Archive for » September, 2017 «

5 things to do under $5: Clearwater Super Boat races, stargazing, Hispanic Heritage Month festivals

1Super Boat National Championship and Festival: Some of the world’s fastest powerboats will be racing along the shore of Clearwater Beach, but first there’s a Super Boat Parade with a block party on Cleveland Street in downtown Clearwater 5:30-10 p.m. Friday. Saturday brings a daylong seafood festival in Coachman Park, where you can see the boats and meet the drivers from 9 a.m. to 10 p.m. Over at Clearwater Beach, there will be a Sunset Festival and fireworks 6-9 p.m. Saturday. Sunday is race day, starting at 10 a.m. off Pier 60. Free for spectators, $100 VIP.

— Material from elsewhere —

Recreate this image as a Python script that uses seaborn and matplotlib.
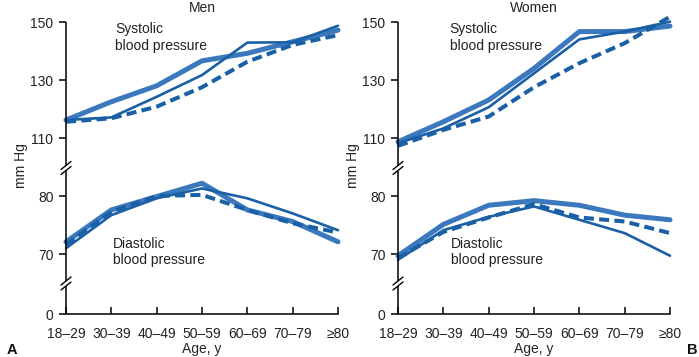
import numpy as np
import pandas as pd
import seaborn as sns
import matplotlib
matplotlib.use("Agg")
import matplotlib.pyplot as plt

# ---------------- data ----------------
ages = ["18–29", "30–39", "40–49", "50–59", "60–69", "70–79", "≥80"]
series_names = ["thick", "thin", "dashed"]

men_sys_thick = [116.2, 122.5, 128.0, 136.6, 139.2, 143.2, 147.2]
men_sys_thin = [116.2, 117.1, 124.2, 131.7, 142.9, 143.0, 148.7]
men_sys_dash = [115.6, 116.8, 120.8, 127.5, 136.3, 142.1, 145.5]
men_dia_thick = [72.1, 77.6, 79.9, 82.2, 77.6, 75.6, 72.1]
men_dia_thin = [71.0, 76.7, 79.6, 81.3, 79.6, 77.0, 74.1]
men_dia_dash = [71.6, 77.3, 80.0, 80.2, 77.6, 75.3, 73.7]

women_sys_thick = [108.7, 115.6, 123.1, 134.0, 146.7, 146.7, 148.6]
women_sys_thin = [108.2, 113.3, 120.6, 132.3, 144.0, 146.7, 150.1]
women_sys_dash = [107.3, 112.8, 117.4, 127.5, 135.8, 142.7, 151.8]
women_dia_thick = [69.7, 75.1, 78.4, 79.2, 78.4, 76.7, 75.9]
women_dia_thin = [69.0, 74.1, 76.4, 78.2, 75.9, 73.6, 69.7]
women_dia_dash = [69.3, 73.8, 76.3, 78.6, 76.3, 75.6, 73.6]

y_ticks = [0, 70, 80, 110, 130, 150]
panel_titles = ["Men", "Women"]
panel_letters = ["A", "B"]


def long_frame(sys_lists, dia_lists):
    rows = []
    for measure, lists in (("systolic", sys_lists), ("diastolic", dia_lists)):
        for name, vals in zip(series_names, lists):
            for i, (a, v) in enumerate(zip(ages, vals)):
                rows.append({"age": a, "x": i, "value": v,
                             "series": name, "measure": measure})
    return pd.DataFrame(rows)


men_df = long_frame([men_sys_thick, men_sys_thin, men_sys_dash],
                    [men_dia_thick, men_dia_thin, men_dia_dash])
women_df = long_frame([women_sys_thick, women_sys_thin, women_sys_dash],
                      [women_dia_thick, women_dia_thin, women_dia_dash])

# ---------------- style ----------------
sns.set_theme(style="ticks")
plt.rcParams["font.family"] = ["Liberation Sans", "DejaVu Sans"]
plt.rcParams["font.size"] = 10
plt.rcParams["text.color"] = "#222222"

FS = 10
light = "#3b78bd"
dark = "#1a60a6"
palette = {"thick": light, "thin": dark, "dashed": dark}
sizes = {"thick": 3.6, "thin": 1.9, "dashed": 2.9}
dashes = {"thick": "", "thin": "", "dashed": (2.5, 1.3)}

# broken axis: piecewise-linear scale (positions in px above the zero line)
knot_v = np.array([-100, 0, 65, 70, 80, 84, 104, 110, 130, 150, 160, 400])
knot_p = np.array([-86, 0, 31, 60, 118, 141.2, 158.6, 176, 234, 292, 321, 1017])


def fwd(v):
    return np.interp(v, knot_v, knot_p)


def inv(p):
    return np.interp(p, knot_p, knot_v)


FIG_W, FIG_H = 699, 357
fig = plt.figure(figsize=(FIG_W / 100, FIG_H / 100), dpi=100)

ymax = 152.0
ax_h_px = fwd(ymax) - fwd(0)
ax_w_px = 272
bottom_px = 357 - 314
lefts = [66, 398]

for k, (df, left) in enumerate(zip([men_df, women_df], lefts)):
    ax = fig.add_axes([left / FIG_W, bottom_px / FIG_H,
                       ax_w_px / FIG_W, ax_h_px / FIG_H])
    ax.set_yscale("function", functions=(fwd, inv))
    sns.lineplot(data=df, x="x", y="value", hue="series", size="series",
                 style="series", units="measure", estimator=None,
                 hue_order=series_names, size_order=series_names,
                 style_order=series_names, palette=palette, sizes=sizes,
                 dashes=dashes, legend=False, ax=ax, clip_on=False)
    ax.set_xlim(0, len(ages) - 1)
    ax.set_ylim(0, ymax)
    ax.set_xticks(range(len(ages)))
    ax.set_xticklabels(ages, fontsize=FS)
    ax.set_yticks(y_ticks)
    ax.set_yticklabels([str(t) for t in y_ticks], fontsize=FS)
    ax.tick_params(axis="x", direction="in", length=5, width=1.1,
                   pad=9, colors="black", labelcolor="#222222")
    ax.tick_params(axis="y", direction="out", length=5, width=1.1,
                   pad=4, colors="black", labelcolor="#222222")
    for s in ("top", "right", "left"):
        ax.spines[s].set_visible(False)
    ax.spines["bottom"].set_linewidth(1.1)
    ax.spines["bottom"].set_color("black")
    ax.set_xlabel("Age, y", fontsize=FS, labelpad=1)
    ax.set_ylabel("mm Hg", fontsize=FS, labelpad=2)
    ax.set_title(panel_titles[k], fontsize=FS, pad=3)

    # left spine drawn in pieces with break marks
    breaks = [30.5, 146.0]
    gap = 2.5
    segs = [0.0]
    for b in breaks:
        segs += [b - gap, b + gap]
    segs.append(fwd(150))
    for i in range(0, len(segs), 2):
        ax.plot([0, 0], [segs[i] / ax_h_px, segs[i + 1] / ax_h_px],
                transform=ax.transAxes, color="black", lw=1.1,
                clip_on=False, solid_capstyle="butt")
    for b in breaks:
        for c in (b - gap, b + gap):
            ax.plot([-5 / ax_w_px, 5 / ax_w_px],
                    [(c - 4) / ax_h_px, (c + 4) / ax_h_px],
                    transform=ax.transAxes, color="black", lw=1.0,
                    clip_on=False)

    # annotations
    xs = 0.18 if k == 0 else 0.19
    ax.text(xs, 0.98, "Systolic\nblood pressure", transform=ax.transAxes,
            ha="left", va="top", fontsize=10, linespacing=1.25)
    xd = 0.173 if k == 0 else 0.195
    ax.text(xd, 0.26, "Diastolic\nblood pressure", transform=ax.transAxes,
            ha="left", va="top", fontsize=10, linespacing=1.25)

fig.text(7 / FIG_W, 1 - 350 / FIG_H, panel_letters[0], fontsize=10.5,
         fontweight="bold", ha="left", va="center", color="#111111")
fig.text(697 / FIG_W, 1 - 350 / FIG_H, panel_letters[1], fontsize=10.5,
         fontweight="bold", ha="right", va="center", color="#111111")

fig.savefig("out.png", dpi=100)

2Stargazing in the Park: The Pasco Astronomers group will provide telescopes for viewing deep sky objects or you can bring your own. 8:30 to 10 p.m. Saturday at Jay B. Starkey Wilderness Park, 10500 Wilderness Park Blvd., New Port Richey. Free.

3Feed the Critters Food Truck Rally: Two-legged critters will be getting the grub from food trucks at McGough Nature Park in Largo on Saturday, but sales benefit the care of animals. Buy a raffle ticket, get some eats, then walk the trails, meet tortoises and birds of prey. 11 a.m. Saturday, 11901 146th St. N, Largo. Free (food/drink additional).

4Hispanic Heritage Month: There are two family friendly festivals to choose from Sunday, both free. Viva Tampa Bay in Ybor City’s Centennial Park will celebrate with a family art and cultural festival 11 a.m.-6 p.m. with performances by salsa singer Charlie Cruz and Plena Mar Latino. 1800 E Eighth Ave., Tampa. Over at the Florida State Fairgrounds, the annual Feria de la Familia, or Family Fair, has Hispanic food, music by Alina Izquierdo, Franser Pazos and Aramis and Sol Caribe Voice; kids activities; and meet and greets with area celebrities from 11 a.m.-6 p.m. $6 parking at 4802 U.S. 301 N, Tampa.

5I, Daniel Blake: This week’s film in the Eckerd College International Cinema Series won British filmmaker Ken Loach the top prize at the 2016 Cannes Film Festival and sparked demonstrations and political campaigns in Britain. When a heart attack leaves him unable to work, and the state welfare system is unable to help him, the stubborn and self-reliant Daniel Blake stands up to fight for his dignity. 7 p.m. Friday. Dan and Mary Miller Auditorium, 4200 54th Ave. S, St. Petersburg. Free.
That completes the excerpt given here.